Honors College professor Rob Zaretsky has had a prolific year, publishing two recent books—Albert Camus: Elements of a Life (Cornell UP 2010) and Modern France and its Empire Since 1870 (Oxford UP 2010), co-written with Alice Conklin and Sarah Fishman—and a multitude of recent articles, from “Silence Follows: Albert Camus in Algeria” (Virginia Quarterly Review Winter 2010), “Fifty Years Later, Camus Lives On” (Le Monde Diplomatique January 2010), and “Ever Returning to the Same Sea and her Silence,” (The Drawbridge Winter 2009) to articles on Avatar and the Haitian earthquake in the Houston Chronicle. In a recent New York Times opinion article (“The Tea Party Last Time” February 2, 2010), Zaretsky compared the current Tea Party protesters to the Poujadist movement of 1950s France. He describes how the “political center evaporated” in a “movement that [brought] nothing to the ballot box except anger.”

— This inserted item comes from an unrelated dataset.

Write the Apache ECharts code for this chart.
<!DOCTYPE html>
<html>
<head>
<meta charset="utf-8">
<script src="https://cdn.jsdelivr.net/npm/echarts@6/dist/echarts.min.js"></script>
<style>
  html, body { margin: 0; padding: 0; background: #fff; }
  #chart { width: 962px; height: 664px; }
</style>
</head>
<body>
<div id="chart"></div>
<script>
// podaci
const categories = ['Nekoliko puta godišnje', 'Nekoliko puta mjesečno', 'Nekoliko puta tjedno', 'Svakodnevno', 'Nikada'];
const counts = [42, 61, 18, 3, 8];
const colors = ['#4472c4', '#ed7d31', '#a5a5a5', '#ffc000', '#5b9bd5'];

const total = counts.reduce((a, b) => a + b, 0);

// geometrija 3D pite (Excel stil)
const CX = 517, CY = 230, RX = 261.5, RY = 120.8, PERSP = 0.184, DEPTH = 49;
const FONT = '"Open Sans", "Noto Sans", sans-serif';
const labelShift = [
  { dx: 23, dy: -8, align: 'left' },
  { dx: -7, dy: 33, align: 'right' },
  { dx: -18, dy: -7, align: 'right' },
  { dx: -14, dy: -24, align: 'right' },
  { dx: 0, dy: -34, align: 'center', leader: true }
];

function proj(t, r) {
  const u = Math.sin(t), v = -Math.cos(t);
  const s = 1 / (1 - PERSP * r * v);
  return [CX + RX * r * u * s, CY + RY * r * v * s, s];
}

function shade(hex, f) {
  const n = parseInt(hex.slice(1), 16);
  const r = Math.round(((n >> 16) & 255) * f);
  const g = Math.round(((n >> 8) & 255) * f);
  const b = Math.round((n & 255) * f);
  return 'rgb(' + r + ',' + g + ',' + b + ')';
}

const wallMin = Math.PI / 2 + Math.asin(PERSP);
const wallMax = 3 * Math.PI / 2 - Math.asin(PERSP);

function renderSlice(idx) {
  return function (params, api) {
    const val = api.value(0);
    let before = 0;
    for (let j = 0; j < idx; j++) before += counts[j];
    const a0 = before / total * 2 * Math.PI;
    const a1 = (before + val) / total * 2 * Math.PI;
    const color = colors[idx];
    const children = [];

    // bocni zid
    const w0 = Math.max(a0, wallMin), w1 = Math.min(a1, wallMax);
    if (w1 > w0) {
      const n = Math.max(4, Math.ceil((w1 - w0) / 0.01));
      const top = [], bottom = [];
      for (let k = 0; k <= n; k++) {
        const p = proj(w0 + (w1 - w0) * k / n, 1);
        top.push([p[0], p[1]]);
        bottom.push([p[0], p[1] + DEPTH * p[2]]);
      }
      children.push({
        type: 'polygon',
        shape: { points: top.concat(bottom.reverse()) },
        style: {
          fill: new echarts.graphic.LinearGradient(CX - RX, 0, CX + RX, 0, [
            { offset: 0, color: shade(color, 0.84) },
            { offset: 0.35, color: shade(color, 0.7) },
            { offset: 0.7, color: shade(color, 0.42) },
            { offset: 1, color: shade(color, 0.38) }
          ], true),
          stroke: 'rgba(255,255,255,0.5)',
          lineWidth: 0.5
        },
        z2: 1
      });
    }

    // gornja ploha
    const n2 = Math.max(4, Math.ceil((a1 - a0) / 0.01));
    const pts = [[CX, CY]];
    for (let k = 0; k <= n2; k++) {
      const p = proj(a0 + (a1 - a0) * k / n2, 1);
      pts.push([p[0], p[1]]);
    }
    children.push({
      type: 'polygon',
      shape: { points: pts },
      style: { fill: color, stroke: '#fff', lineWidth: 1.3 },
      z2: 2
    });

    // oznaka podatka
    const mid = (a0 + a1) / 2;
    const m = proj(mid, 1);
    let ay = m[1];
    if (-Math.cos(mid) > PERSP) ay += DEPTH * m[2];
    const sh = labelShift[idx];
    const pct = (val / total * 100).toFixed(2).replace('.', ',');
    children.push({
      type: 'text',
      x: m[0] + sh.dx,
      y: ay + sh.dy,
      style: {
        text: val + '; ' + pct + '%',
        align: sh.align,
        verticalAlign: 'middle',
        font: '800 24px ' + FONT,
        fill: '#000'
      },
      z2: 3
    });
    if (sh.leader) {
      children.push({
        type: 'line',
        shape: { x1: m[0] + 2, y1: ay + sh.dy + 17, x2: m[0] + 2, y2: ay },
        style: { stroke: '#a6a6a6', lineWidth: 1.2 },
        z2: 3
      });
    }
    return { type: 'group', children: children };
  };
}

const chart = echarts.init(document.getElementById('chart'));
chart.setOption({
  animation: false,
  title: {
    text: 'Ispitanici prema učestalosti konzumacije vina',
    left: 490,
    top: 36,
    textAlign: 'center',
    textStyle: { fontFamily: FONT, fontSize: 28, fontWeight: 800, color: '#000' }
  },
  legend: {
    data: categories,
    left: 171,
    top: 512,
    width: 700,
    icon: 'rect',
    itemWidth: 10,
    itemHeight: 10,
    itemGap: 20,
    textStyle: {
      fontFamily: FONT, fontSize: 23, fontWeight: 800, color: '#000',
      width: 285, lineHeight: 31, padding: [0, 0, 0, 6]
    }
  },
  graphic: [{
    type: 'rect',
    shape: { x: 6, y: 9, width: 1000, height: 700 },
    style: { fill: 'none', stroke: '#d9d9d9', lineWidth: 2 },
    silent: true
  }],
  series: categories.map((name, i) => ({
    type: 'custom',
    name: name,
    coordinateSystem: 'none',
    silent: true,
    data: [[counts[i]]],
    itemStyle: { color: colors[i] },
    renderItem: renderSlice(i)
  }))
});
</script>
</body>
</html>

In relating these personal accomplishments to his work in The Honors College, Professor Zaretsky gives credit to the College, his colleagues here, and his students. “I wouldn’t have written so successfully without the support of Honors and Ted [Estess],” Professor Zaretsky said. He’s quick to point out that the interdisciplinary nature of the College and The Human Situation course have played a role as well: “I’m writing books I would never have written as just a historian. I’m a better scholar and a better writer because of Honors.”

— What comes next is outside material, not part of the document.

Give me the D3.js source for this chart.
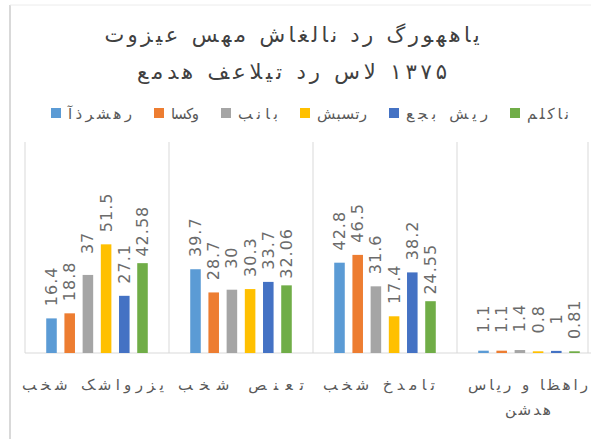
<!DOCTYPE html>
<html><head><meta charset="utf-8">
<script src="https://cdn.jsdelivr.net/npm/d3@7"></script>
<style>
body{margin:0;background:#fff;}
svg text.fa{direction:ltr;unicode-bidi:bidi-override;}
</style></head><body>
<svg id="c" width="591" height="439"></svg>
<script>
const titleLines = ["توزیع سهم  شاغلان در گروههای", "عمده فعالیت در سال ۱۳۷۵"];
const categories = ["بخش کشاورزی", "بخش صنعت", "بخش خدمات", "سایر و اظهار نشده"];
const categoryLines = [["بخش کشاورزی"], ["بخش صنعت"], ["بخش خدمات"], ["سایر و اظهار", "نشده"]];
const seriesNames = ["آذرشهر", "اسکو", "بناب", "شبستر", "عجب شیر", "ملکان"];
const azarshahr = [16.4, 39.7, 42.8, 1.1];
const osku = [18.8, 28.7, 46.5, 1.1];
const bonab = [37, 30, 31.6, 1.4];
const shabestar = [51.5, 30.3, 17.4, 0.8];
const ajabshir = [27.1, 33.7, 38.2, 1];
const malekan = [42.58, 32.06, 24.55, 0.81];
const seriesValues = [azarshahr, osku, bonab, shabestar, ajabshir, malekan];
const colors = ["#5B9BD5", "#ED7D31", "#A5A5A5", "#FFC000", "#4472C4", "#70AD47"];

const svg = d3.select("#c");
const W = 591, H = 439;
const faFont = "'DejaVu Sans', sans-serif";

// frame
svg.append("line").attr("x1",10).attr("x2",10).attr("y1",5).attr("y2",H).attr("stroke","#d9d9d9").attr("stroke-width",2);
svg.append("line").attr("x1",10).attr("x2",W).attr("y1",5).attr("y2",5).attr("stroke","#ececec").attr("stroke-width",1);

const x0 = d3.scaleBand().domain(categories).range([25, 601]);
const x1 = d3.scaleBand().domain(seriesNames).range([17.4, 126.6]).paddingInner(0.42).paddingOuter(0.21);
const y = d3.scaleLinear().domain([0, 100]).range([353, 142]);

// category separators
const bounds = categories.map(c => x0(c)).concat([x0.range()[1]]);
svg.append("g").selectAll("line").data(bounds).join("line")
  .attr("x1", d => d).attr("x2", d => d).attr("y1", y(100)).attr("y2", y(0))
  .attr("stroke", "#d9d9d9").attr("stroke-width", 1);
svg.append("line").attr("x1",588).attr("x2",588).attr("y1",y(100)).attr("y2",y(0)).attr("stroke","#d9d9d9");

// baseline
svg.append("line").attr("x1", 25).attr("x2", W).attr("y1", y(0)).attr("y2", y(0)).attr("stroke", "#d9d9d9");

// bars
const barData = [];
categories.forEach((c, ci) => seriesNames.forEach((s, si) => barData.push({c, s, si, v: seriesValues[si][ci]})));
svg.append("g").selectAll("rect").data(barData).join("rect")
  .attr("x", d => x0(d.c) + x1(d.s)).attr("width", x1.bandwidth())
  .attr("y", d => y(d.v)).attr("height", d => y(0) - y(d.v))
  .attr("fill", d => colors[d.si]);

// value labels
svg.append("g").selectAll("text").data(barData).join("text")
  .attr("transform", d => `translate(${x0(d.c) + x1(d.s) + x1.bandwidth()/2},${y(d.v) - 32}) rotate(-90)`)
  .attr("text-anchor", "middle").attr("dominant-baseline", "central")
  .attr("font-family", "'DejaVu Sans', sans-serif").attr("font-size", 16)
  .attr("letter-spacing", 1)
  .attr("fill", "#6b6b6b").text(d => String(d.v));

// title
const titleWidths = [375, 310];
svg.append("g").selectAll("text").data(titleLines).join("text")
  .attr("class", "fa").attr("x", 292).attr("y", (d, i) => 42 + i * 37)
  .attr("text-anchor", "middle").attr("font-family", faFont).attr("font-size", 21)
  .attr("textLength", (d, i) => titleWidths[i]).attr("lengthAdjust", "spacing")
  .attr("fill", "#404040").text(d => d);

// legend
const legendWidths = [64, 28, 40, 50, 82, 42];
const lg = svg.append("g");
let lx = 0;
seriesNames.forEach((s, i) => {
  const g = lg.append("g");
  g.append("rect").attr("x", lx).attr("y", -5).attr("width", 10).attr("height", 10).attr("fill", colors[i]);
  g.append("text").attr("class", "fa").attr("x", lx + 17).attr("y", 1)
    .attr("dominant-baseline", "central").attr("font-family", faFont).attr("font-size", 15)
    .attr("textLength", legendWidths[i]).attr("lengthAdjust", "spacing")
    .attr("fill", "#595959").text(s);
  lx += 17 + legendWidths[i] + 22;
});
lg.attr("transform", `translate(${(60 + 560 - (lx - 22)) / 2},113)`);

// category labels
const catWidths = [[142], [126], [112], [120, 46]];
const catShift = [-4, 0, -6, -1];
categories.forEach((c, ci) => {
  categoryLines[ci].forEach((line, li) => {
    svg.append("text").attr("class", "fa")
      .attr("x", x0(c) + x0.bandwidth() / 2 + catShift[ci]).attr("y", 385 + li * 25)
      .attr("text-anchor", "middle").attr("dominant-baseline", "central")
      .attr("textLength", catWidths[ci][li]).attr("lengthAdjust", "spacing")
      .attr("font-family", faFont).attr("font-size", 15).attr("fill", "#595959").text(line);
  });
});
</script></body></html>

In fact, one of Zaretsky’s earlier books—The Philosopher’s Quarrel: Rousseau, Hume, and the Limits of Human Understanding, written with former Honors College professor John Scott (now a professor in political science at UC Davis), has its origins directly in The Human Situation course. The Human Situation, with its “exchange of ideas among people of very different disciplines” in “mostly an atmosphere of friendship” led to conversations between Professors Zaretsky and Scott that led to a screenplay. After realizing that their goals were more suited to a book, The Philosopher’s Quarrel was the result.
Continuing and contributing to the ongoing conversation, Professors Zaretsky and David Mikics gave a talk in The Honors College Commons asking “Do Intellectuals (Still) Matter?: A Conversation on Albert Camus and Jacques Derrida.” The professors described how Camus and Derrida were both similar and different, and defined what it meant — and still means—to be an intellectual. The well-attended talk, which featured both professors reading from their recent books, drew members of the Honors community and from across the university for open questions and discussion.
In addition to his writing, Zaretsky continues to teach in The Human Situation, and has been working with Brian Johnston, an English teacher at Sam Rayburn High School in Pasadena, to teach a seminar on the Iliad for high school students in the Estess Alumni Library.